Tuple[PytorchCodec, Set]

Parameters:

codec (kraken.lib.codec.PytorchCodec)

Returns:

A merged codec and a list of labels that were removed from the original codec.

kraken.lib.train module

kraken.lib.dataset module

kraken.lib.ctc_decoder

Decoders for softmax outputs of CTC trained networks.

kraken.lib.ctc_decoder.beam_decoder(outputs, beam_size=3)

Translates back the network output to a label sequence using same-prefix-merge beam search decoding as described in [0].

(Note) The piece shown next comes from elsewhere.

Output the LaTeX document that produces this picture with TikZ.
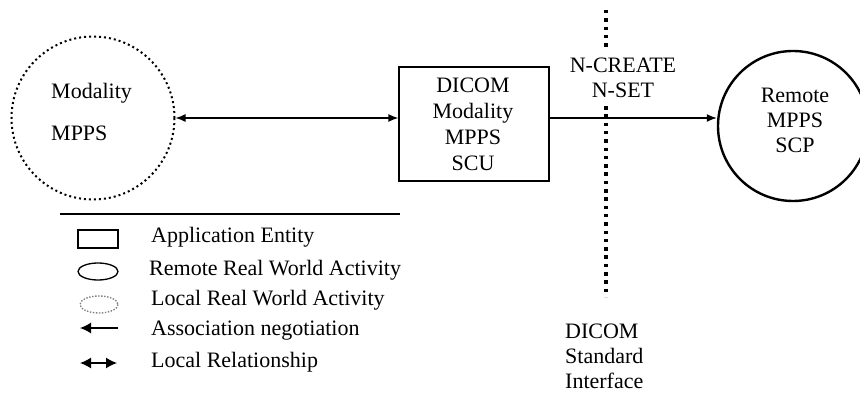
\documentclass[tikz,border=0pt]{standalone}
\usepackage{fontspec}
\setmainfont{Liberation Serif}
\usetikzlibrary{arrows.meta}

\begin{document}
\begin{tikzpicture}[x=1pt,y=-1pt,
		every node/.style={font=\fontsize{22}{25}\selectfont, inner sep=0pt},
		localact/.style={circle, draw, line width=2pt, dash pattern=on 2pt off 3pt},
		remoteact/.style={circle, draw, line width=2.4pt},
		aebox/.style={rectangle, draw, line width=1.3pt},
		relation/.style={line width=1.4pt, {Latex[length=10pt,width=8pt]}-{Latex[length=10pt,width=8pt]}},
		assoc/.style={line width=1.4pt, -{Latex[length=10pt,width=8pt]}},
		keytip/.style={line width=1.4pt, {Latex[length=11pt,width=11pt]}-{Latex[length=11pt,width=11pt]}},
		iface/.style={line width=3.5pt, dash pattern=on 3.5pt off 4.8pt}]
		\useasboundingbox (0,0) rectangle (860,393);
		% main picture
		\node[localact, minimum size=163pt] (modality) at (93,118) {};
		\node[anchor=west, align=left] (modtxt) at (51,112) {Modality\\[17pt]MPPS};
		\node[aebox, minimum width=150pt, minimum height=114pt] (scu) at (474,124) {};
		\node[align=center, font=\fontsize{22}{26}\selectfont] (scutxt) at (473,124) {DICOM\\Modality\\MPPS\\SCU};
		\node[remoteact, minimum size=150pt] (remote) at (793,126) {};
		\node[align=center] (remtxt) at (795,120) {Remote\\MPPS\\SCP};
		\draw[relation] (modality.east) -- (modality.east -| scu.west);
		\draw[assoc] (scu.east |- modality.east) -- (remote.west |- modality.east);
		% interface
		\coordinate (ifacetop) at (606,10);
		\coordinate (ifacebot) at (606,297);
		\node[align=center, inner ysep=8pt] (ops) at (623,78) {N-CREATE\\N-SET};
		\draw[iface] (ifacetop) -- (ifacetop |- ops.north);
		\draw[iface] (ifacebot |- ops.south) -- (ifacebot);
		\node[anchor=west, align=left] (stdif) at (565,356) {DICOM\\Standard\\Interface};
		% legend
		\draw[line width=1.2pt] (60,214) -- (400,214);
		\node[aebox, minimum width=40pt, minimum height=18pt] (keyae) at (98,239) {};
		\node[anchor=west] at (151,237) {Application Entity};
		\draw[line width=1.3pt] (98,271.5) ellipse (20 and 8.5);
		\node[anchor=west] at (149,270) {Remote Real World Activity};
		\draw[gray, line width=1.4pt, dash pattern=on 1.4pt off 1.6pt] (99,304.5) ellipse (19 and 8.5);
		\node[anchor=west] at (151,300) {Local Real World Activity};
		\coordinate (keya) at (118,328);
		\coordinate (keyb) at (80,328);
		\draw[keytip, -{Latex[length=11pt,width=11pt]}] (keya) -- (keyb);
		\node[anchor=west] at (151,331) {Association negotiation};
		\coordinate (keyc) at (80,363);
		\coordinate (keyd) at (117,363);
		\draw[keytip] (keyc) -- (keyd);
		\node[anchor=west] at (151,362) {Local Relationship};
	\end{tikzpicture}
\end{document}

[0] Hannun, Awni Y., et al. “First-pass large vocabulary continuous speech recognition using bi-directional recurrent DNNs.” arXiv preprint arXiv:1408.2873 (2014).

Return type:

List[Tuple[int, int, int, float]]

Parameters:
  • output (numpy.array) – (C, W) shaped softmax output tensor

  • outputs (ndarray)

  • beam_size (int)

Returns:

A list with tuples (class, start, end, prob). max is the maximum value of the softmax layer in the region.

kraken.lib.ctc_decoder.blank_threshold_decoder(outputs, threshold=0.5)

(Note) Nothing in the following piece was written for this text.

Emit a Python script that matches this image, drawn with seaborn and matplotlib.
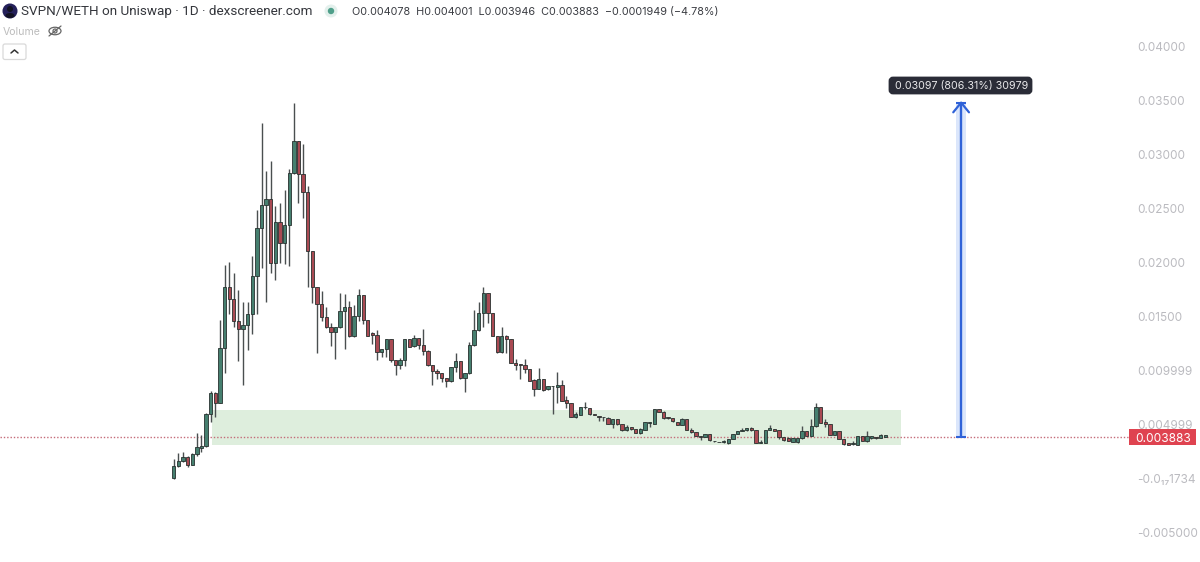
#!/usr/bin/python3
import pandas as pd
import matplotlib
matplotlib.use('Agg')
import matplotlib.pyplot as plt
from matplotlib.patches import Circle, Ellipse, FancyBboxPatch, Rectangle
import seaborn as sns

## daily candles, prices in thousandths of WETH
open_m = [0.06, 1.20, 1.67, 2.07, 1.33, 2.31, 2.90, 3.06, 6.02, 7.93, 7.07, 12.10, 17.81, 16.63, 14.63, 13.86, 14.23, 15.25, 18.82, 23.21,
          25.40, 25.95, 20.03, 23.76, 21.88, 23.52, 28.36, 31.32, 28.21, 26.57, 21.14, 17.74, 16.20, 15.03, 14.10, 13.58, 14.04, 15.55, 15.89, 13.24,
          15.09, 17.03, 14.72, 13.49, 13.30, 11.79, 12.00, 12.93, 11.02, 10.52, 10.99, 12.96, 12.31, 13.08, 12.37, 11.88, 10.55, 10.03, 9.84, 9.38,
          9.04, 10.40, 10.89, 9.35, 9.78, 12.37, 13.79, 15.34, 17.25, 15.34, 13.24, 11.76, 13.24, 12.99, 10.74, 10.62, 10.52, 10.21, 9.17, 8.36,
          9.29, 8.30, 8.64, 8.55, 8.73, 7.28, 7.04, 5.77, 5.96, 6.70, 6.57, 6.02, 5.83, 5.77, 5.65, 5.09, 5.52, 5.06, 4.51, 4.78,
          4.60, 4.23, 4.54, 5.18, 5.09, 6.45, 6.20, 5.71, 5.62, 5.31, 5.03, 5.55, 4.54, 4.32, 3.98, 3.92, 4.14, 3.55, 3.46, 3.39,
          3.30, 3.73, 4.17, 4.47, 4.51, 4.75, 4.54, 3.36, 3.36, 4.57, 4.60, 4.51, 3.89, 3.83, 3.46, 3.39, 3.76, 4.47, 4.01, 4.91,
          6.70, 5.28, 5.06, 4.10, 4.41, 3.70, 3.30, 3.21, 3.18, 4.01, 3.52, 3.76, 3.86, 3.83, 3.89]
high_m = [1.82, 2.38, 2.53, 2.13, 2.38, 4.23, 4.07, 6.08, 8.15, 8.09, 14.72, 19.81, 20.12, 19.04, 17.50, 16.39, 16.39, 20.65, 24.90, 32.93,
          28.51, 29.44, 25.27, 25.58, 26.76, 28.67, 34.78, 31.32, 31.01, 27.13, 21.14, 17.74, 17.37, 15.89, 14.47, 14.04, 17.19, 17.10, 16.51, 16.11,
          17.56, 17.03, 14.72, 13.64, 13.79, 12.00, 12.93, 12.93, 11.02, 11.17, 12.96, 12.96, 13.33, 13.08, 13.86, 11.94, 10.55, 10.21, 9.84, 9.38,
          10.40, 11.70, 10.89, 9.78, 12.71, 15.65, 16.42, 17.81, 17.25, 15.34, 13.24, 14.10, 13.33, 12.99, 11.08, 10.62, 11.08, 10.21, 9.23, 10.25,
          9.29, 8.61, 8.64, 9.88, 9.17, 7.68, 7.04, 6.23, 6.63, 7.13, 6.57, 6.02, 5.83, 5.77, 5.77, 5.52, 5.52, 5.06, 4.97, 4.78,
          4.60, 4.69, 5.31, 5.28, 6.45, 6.51, 6.33, 5.71, 5.62, 5.31, 5.62, 5.55, 4.69, 4.32, 3.98, 4.20, 4.20, 3.55, 3.46, 3.61,
          3.73, 4.17, 4.44, 4.69, 4.75, 4.81, 4.54, 3.61, 4.57, 5.00, 4.60, 4.51, 3.89, 3.89, 3.80, 3.80, 4.91, 4.47, 5.52, 7.01,
          6.70, 5.59, 5.06, 4.47, 4.41, 3.70, 3.30, 3.55, 3.98, 4.01, 4.47, 4.01, 3.86, 4.17, 4.10]
low_m = [0.00, 1.14, 1.60, 1.14, 1.30, 2.13, 2.53, 2.99, 5.31, 5.77, 7.01, 9.84, 15.28, 14.10, 10.96, 8.73, 11.94, 13.42, 15.28, 19.50,
         16.42, 19.10, 18.42, 19.97, 19.90, 19.75, 28.21, 25.58, 24.19, 17.74, 16.32, 11.70, 14.66, 13.98, 12.31, 11.14, 13.98, 12.04, 13.18, 13.12,
         14.66, 14.35, 13.24, 12.50, 11.02, 11.26, 11.26, 10.86, 9.66, 10.15, 10.46, 12.19, 12.19, 12.00, 11.48, 10.46, 8.73, 9.29, 9.01, 8.49,
         8.98, 9.94, 9.29, 8.09, 9.72, 12.31, 13.73, 14.10, 14.47, 13.24, 11.70, 11.70, 11.63, 10.71, 10.09, 9.23, 9.84, 9.07, 7.68, 8.30,
         8.18, 8.24, 6.02, 7.07, 7.19, 6.57, 5.74, 5.65, 5.93, 6.45, 5.89, 5.89, 5.40, 5.37, 5.09, 4.72, 5.03, 4.47, 4.44, 4.54,
         4.23, 4.14, 4.54, 4.78, 5.06, 6.20, 5.59, 5.59, 5.31, 5.00, 5.00, 4.54, 4.29, 3.98, 3.61, 3.89, 3.55, 3.46, 3.39, 3.36,
         3.21, 3.67, 4.17, 4.47, 4.47, 4.47, 3.33, 3.36, 3.33, 4.51, 4.47, 3.67, 3.55, 3.52, 3.43, 3.36, 3.73, 3.98, 3.98, 4.85,
         5.15, 4.85, 4.07, 4.07, 3.67, 3.18, 3.15, 3.18, 3.15, 3.49, 3.46, 3.73, 3.70, 3.80, 3.86]
close_m = [1.20, 1.70, 2.07, 1.33, 2.31, 2.93, 3.02, 6.02, 7.99, 7.07, 12.10, 17.81, 16.63, 14.66, 13.86, 14.23, 15.25, 18.82, 23.21, 25.40,
           25.95, 20.03, 23.76, 21.88, 23.52, 28.36, 31.32, 28.24, 26.57, 21.14, 17.74, 16.20, 15.03, 14.10, 13.58, 14.04, 15.55, 15.89, 13.24, 15.09,
           17.03, 14.72, 13.24, 13.33, 11.79, 12.00, 12.93, 11.02, 10.52, 10.99, 12.96, 12.25, 13.08, 12.37, 11.88, 10.55, 10.03, 9.78, 9.38, 9.04,
           10.40, 10.89, 9.35, 9.78, 12.37, 13.79, 15.34, 17.25, 15.34, 13.24, 11.76, 13.24, 12.99, 10.74, 10.55, 10.55, 10.15, 9.10, 8.36, 9.29,
           8.24, 8.61, 8.58, 8.73, 7.25, 7.01, 5.77, 6.02, 6.63, 6.63, 6.02, 5.89, 5.77, 5.71, 5.12, 5.52, 5.09, 4.51, 4.78, 4.60,
           4.26, 4.63, 5.28, 5.28, 6.45, 6.23, 5.62, 5.65, 5.34, 5.03, 5.55, 4.57, 4.32, 4.01, 3.89, 4.14, 3.58, 3.49, 3.43, 3.52,
           3.73, 4.17, 4.44, 4.54, 4.75, 4.51, 3.36, 3.43, 4.57, 4.69, 4.47, 3.86, 3.58, 3.55, 3.80, 3.80, 4.47, 4.01, 4.91, 6.70,
           5.22, 5.09, 4.10, 4.44, 3.70, 3.21, 3.18, 3.30, 3.98, 3.52, 3.98, 3.95, 3.76, 4.10, 4.07]

## price axis
tick_prices = [0.04, 0.035, 0.03, 0.025, 0.02, 0.015, 0.009999, 0.004999, 0.0, -0.005]
tick_labels = ['0.04000', '0.03500', '0.03000', '0.02500', '0.02000', '0.01500', '0.009999', '0.004999', '-0.0\u2081\u20871734', '-0.005000']

## overlays
last_price = 0.003883
zone_days = [8.3, 157.4]
zone_prices = [0.00315, 0.00639]
measure_day = 170.4
measure_prices = [0.003883, 0.03485]

title_text = 'SVPN/WETH on Uniswap \u00b7 1D \u00b7 dexscreener.com'
ohlc_text = 'O0.004078  H0.004001  L0.003946  C0.003883  \u22120.0001949 (\u22124.78%)'
measure_text = '0.03097 (806.31%) 30979'

UP = '#467f6f'
DOWN = '#a94a53'
EDGE = '#28312f'
WICK = '#4a4f50'
BLUE = '#2f62d8'

sns.set_theme(style='white')
plt.rcParams['font.family'] = ['Inter', 'DejaVu Sans']

df = pd.DataFrame({'day': range(len(open_m)), 'open': open_m, 'high': high_m, 'low': low_m, 'close': close_m})
df[['open', 'high', 'low', 'close']] /= 1000
df['bottom'] = df[['open', 'close']].min(axis=1)
df['body'] = (df['close'] - df['open']).abs()

fig = plt.figure(figsize=(12, 5.62), dpi=100)
ax = fig.add_axes([0, 0, 1, 1])

ax.add_patch(Rectangle((zone_days[0], zone_prices[0]), zone_days[1] - zone_days[0], zone_prices[1] - zone_prices[0],
                       facecolor='#deeedd', edgecolor='none', zorder=0))
ax.axhline(last_price, xmax=1130 / 1200, color='#c46a78', lw=1.0, ls=(0, (1, 1.4)), zorder=1)

ax.vlines(df['day'], df['low'], df['high'], color=WICK, lw=1.0, zorder=2)
for is_up, colour in [(True, UP), (False, DOWN)]:
    part = df[(df['close'] >= df['open']) == is_up]
    sns.barplot(data=part, x='day', y='body', bottom=part['bottom'], native_scale=True, color=colour, saturation=1,
                width=0.72, edgecolor=EDGE, linewidth=0.6, errorbar=None, ax=ax, zorder=3)

## measure arrow
ax.add_patch(Rectangle((measure_day - 1.0, measure_prices[0]), 2.0, measure_prices[1] - measure_prices[0],
                       facecolor='#dbe6fb', edgecolor='none', zorder=1))
ax.vlines(measure_day, measure_prices[0], measure_prices[1], color=BLUE, lw=1.7, zorder=4)
ax.hlines(measure_prices, measure_day - 1.05, measure_day + 1.05, color=BLUE, lw=1.5, zorder=4)
ax.plot([measure_day - 1.7, measure_day, measure_day + 1.7],
        [measure_prices[1] - 0.0009, measure_prices[1], measure_prices[1] - 0.0009], color=BLUE, lw=1.6, zorder=4)

ax.set_xlim(-37.6, 222.1)
ax.set_ylim(-0.00769, 0.04435)
ax.set_axis_off()

## furniture in pixel coordinates
top = fig.add_axes([0, 0, 1, 1], facecolor='none')
top.set_xlim(0, 1200)
top.set_ylim(562, 0)
top.set_axis_off()

for price, label in zip(tick_prices, tick_labels):
    y = ax.transData.transform((0, price))[1]
    top.text(1137, 562 - y + 1.5, label, ha='left', va='center', fontsize=8.5, color='#bbbbc0')

top.add_patch(Rectangle((1129, 429), 67, 16, facecolor='#df4350', edgecolor='none'))
top.text(1163.5, 438.5, '0.003883', ha='center', va='center', fontsize=8.6, color='white')

top.add_patch(FancyBboxPatch((890, 78), 141, 15, boxstyle='round,pad=0,rounding_size=3', mutation_aspect=1,
                             facecolor='#2a2c37', edgecolor='#2a2c37', lw=2))
top.text(961.5, 86.5, measure_text, ha='center', va='center', fontsize=7.7, color='#e8e8ea')

## legend row
top.add_patch(Circle((10, 11), 7.5, facecolor='#24205a', edgecolor='none'))
top.add_patch(Circle((10, 9), 3, facecolor='#111122', edgecolor='none'))
top.add_patch(Ellipse((10, 15.5), 9, 5, facecolor='#111122', edgecolor='none'))
top.text(21, 12, title_text, ha='left', va='center', fontsize=9.7, color='#34363c', family=['Roboto', 'DejaVu Sans'])
top.add_patch(Circle((331, 11), 6.5, facecolor='#e3f0ec', edgecolor='none'))
top.add_patch(Circle((331, 11), 3.2, facecolor='#4f9f8a', edgecolor='none'))
top.text(352, 12, ohlc_text, ha='left', va='center', fontsize=7.8, color='#3a3c42')

top.text(3, 32, 'Volume', ha='left', va='center', fontsize=7.6, color='#bcbcbc')
top.add_patch(Ellipse((55, 31), 12, 7.5, facecolor='none', edgecolor='#666666', lw=0.9))
top.add_patch(Circle((55, 31), 2, facecolor='none', edgecolor='#666666', lw=0.9))
top.plot([49, 61], [36, 26], color='#666666', lw=0.9)

top.add_patch(FancyBboxPatch((3, 44), 23, 15.5, boxstyle='round,pad=0,rounding_size=2', facecolor='white',
                             edgecolor='#d9d9d9', lw=0.9))
top.plot([11, 14.5, 18], [53, 50, 53], color='#333333', lw=1.1)

fig.savefig('out.png', dpi=100)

Translates back the network output to a label sequence as the original ocropy/clstm.

Thresholds on class 0, then assigns the maximum (non-zero) class to each region.

Return type:

List[Tuple[int, int, int, float]]

Parameters:
  • output (numpy.array) – (C, W) shaped softmax output tensor

  • threshold (float) – Threshold for 0 class when determining possible label locations.

  • outputs (ndarray)

Returns:

A list with tuples (class, start, end, max). max is the maximum value of the softmax layer in the region.

kraken.lib.ctc_decoder.greedy_decoder(outputs)

Translates back the network output to a label sequence using greedy/best path decoding as described in [0].

[0] Graves, Alex, et al. “Connectionist temporal classification: labelling unsegmented sequence data with recurrent neural networks.” Proceedings of the 23rd international conference on Machine learning. ACM, 2006.

Return type:

List[Tuple[int, int, int, float]]

Parameters:
  • output (numpy.array) – (C, W) shaped softmax output tensor

  • outputs (ndarray)

Returns:

A list with tuples (class, start, end, max). max is the maximum value of the softmax layer in the region.